DIRECTIONS FOR THIS TASK:
Set down the material below word for word, excluding the pictures.
-- START OF DATASET SECTION --
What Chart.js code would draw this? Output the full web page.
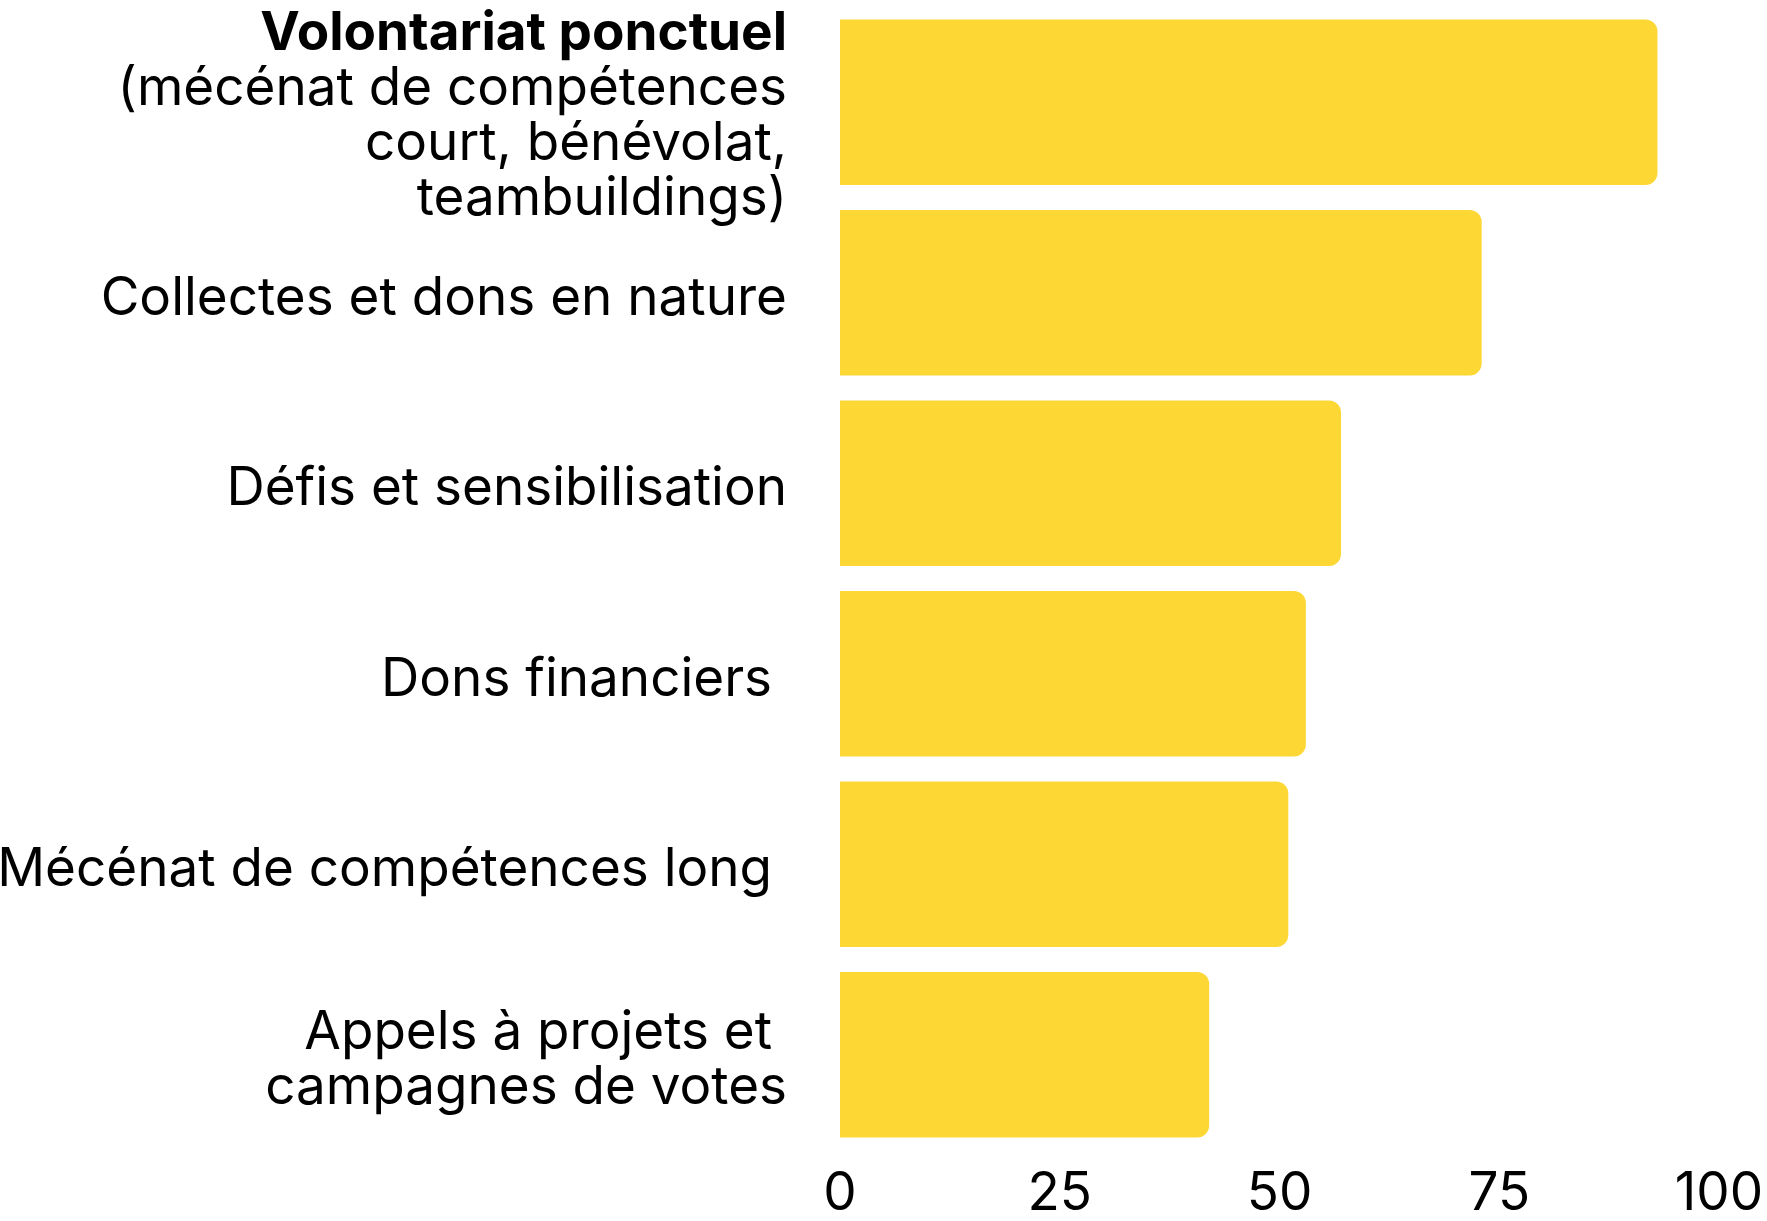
<!DOCTYPE html>
<html>
<head>
<meta charset="utf-8">
<script src="https://cdn.jsdelivr.net/npm/chart.js@4"></script>
<style>
  html, body { margin: 0; padding: 0; background: #fff; }
  #wrap { width: 1767px; height: 1221px; }
</style>
</head>
<body>
<div id="wrap"><canvas id="graphique"></canvas></div>
<script>
const categories = [
  ['Volontariat ponctuel', '(mécénat de compétences', 'court, bénévolat,', 'teambuildings)'],
  ['Collectes et dons en nature'],
  ['Défis et sensibilisation'],
  ['Dons financiers '],
  ['Mécénat de compétences long '],
  ['Appels à projets et ', 'campagnes de votes']
];
const valeurs = [93, 73, 57, 53, 51, 42];
const graduations = [0, 25, 50, 75, 100];

const police = 'Inter, "Noto Sans", sans-serif';

// dessine les libellés de gauche (1re ligne du 1er libellé en gras)
const libelles = {
  id: 'libelles',
  afterDraw(chart) {
    const ctx = chart.ctx;
    const y = chart.scales.y;
    const xDroite = 787;
    const hauteurLigne = 55;
    ctx.save();
    ctx.fillStyle = '#000';
    ctx.textAlign = 'right';
    ctx.textBaseline = 'middle';
    categories.forEach((lignes, i) => {
      const centre = y.getPixelForValue(i) + (lignes.length > 3 ? 14 : 6);
      const debut = centre - (lignes.length - 1) * hauteurLigne / 2;
      lignes.forEach((txt, j) => {
        const gras = i === 0 && j === 0;
        ctx.font = (gras ? '700 ' : '400 ') + '53px ' + police;
        ctx.fillText(txt, xDroite, debut + j * hauteurLigne);
      });
    });
    ctx.restore();
  }
};

new Chart(document.getElementById('graphique'), {
  type: 'bar',
  data: {
    labels: categories.map(l => l.join(' ')),
    datasets: [{
      data: valeurs,
      backgroundColor: '#FDD835',
      borderRadius: 12,
      borderSkipped: 'start',
      barPercentage: 0.87,
      categoryPercentage: 1
    }]
  },
  options: {
    indexAxis: 'y',
    responsive: true,
    maintainAspectRatio: false,
    animation: false,
    layout: { padding: { top: 7, right: 48, bottom: 0, left: 0 } },
    plugins: {
      legend: { display: false },
      tooltip: { enabled: false }
    },
    scales: {
      x: {
        min: 0,
        max: 100,
        afterBuildTicks: scale => { scale.ticks = graduations.map(v => ({ value: v })); },
        afterFit: scale => {
          scale.paddingRight = 0;
          scale.paddingLeft = 0;
          scale.height = 71;
        },
        grid: { display: false, drawTicks: false },
        border: { display: false },
        ticks: {
          color: '#000',
          padding: 18,
          maxRotation: 0,
          font: { family: police, size: 53, lineHeight: 1 }
        }
      },
      y: {
        grid: { display: false, drawTicks: false },
        border: { display: false },
        ticks: { display: false },
        afterFit: scale => { scale.width = 840; }
      }
    }
  },
  plugins: [libelles]
});
</script>
</body>
</html>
-- END OF DATASET SECTION --
WRITTEN SOLUTION:
What Chart.js code would draw this? Output the full web page.
<!DOCTYPE html>
<html>
<head>
<meta charset="utf-8">
<script src="https://cdn.jsdelivr.net/npm/chart.js@4"></script>
<style>
  html, body { margin: 0; padding: 0; background: #fff; }
  #wrap { width: 1767px; height: 1221px; }
</style>
</head>
<body>
<div id="wrap"><canvas id="graphique"></canvas></div>
<script>
const categories = [
  ['Volontariat ponctuel', '(mécénat de compétences', 'court, bénévolat,', 'teambuildings)'],
  ['Collectes et dons en nature'],
  ['Défis et sensibilisation'],
  ['Dons financiers '],
  ['Mécénat de compétences long '],
  ['Appels à projets et ', 'campagnes de votes']
];
const valeurs = [93, 73, 57, 53, 51, 42];
const graduations = [0, 25, 50, 75, 100];

const police = 'Inter, "Noto Sans", sans-serif';

// dessine les libellés de gauche (1re ligne du 1er libellé en gras)
const libelles = {
  id: 'libelles',
  afterDraw(chart) {
    const ctx = chart.ctx;
    const y = chart.scales.y;
    const xDroite = 787;
    const hauteurLigne = 55;
    ctx.save();
    ctx.fillStyle = '#000';
    ctx.textAlign = 'right';
    ctx.textBaseline = 'middle';
    categories.forEach((lignes, i) => {
      const centre = y.getPixelForValue(i) + (lignes.length > 3 ? 14 : 6);
      const debut = centre - (lignes.length - 1) * hauteurLigne / 2;
      lignes.forEach((txt, j) => {
        const gras = i === 0 && j === 0;
        ctx.font = (gras ? '700 ' : '400 ') + '53px ' + police;
        ctx.fillText(txt, xDroite, debut + j * hauteurLigne);
      });
    });
    ctx.restore();
  }
};

new Chart(document.getElementById('graphique'), {
  type: 'bar',
  data: {
    labels: categories.map(l => l.join(' ')),
    datasets: [{
      data: valeurs,
      backgroundColor: '#FDD835',
      borderRadius: 12,
      borderSkipped: 'start',
      barPercentage: 0.87,
      categoryPercentage: 1
    }]
  },
  options: {
    indexAxis: 'y',
    responsive: true,
    maintainAspectRatio: false,
    animation: false,
    layout: { padding: { top: 7, right: 48, bottom: 0, left: 0 } },
    plugins: {
      legend: { display: false },
      tooltip: { enabled: false }
    },
    scales: {
      x: {
        min: 0,
        max: 100,
        afterBuildTicks: scale => { scale.ticks = graduations.map(v => ({ value: v })); },
        afterFit: scale => {
          scale.paddingRight = 0;
          scale.paddingLeft = 0;
          scale.height = 71;
        },
        grid: { display: false, drawTicks: false },
        border: { display: false },
        ticks: {
          color: '#000',
          padding: 18,
          maxRotation: 0,
          font: { family: police, size: 53, lineHeight: 1 }
        }
      },
      y: {
        grid: { display: false, drawTicks: false },
        border: { display: false },
        ticks: { display: false },
        afterFit: scale => { scale.width = 840; }
      }
    }
  },
  plugins: [libelles]
});
</script>
</body>
</html>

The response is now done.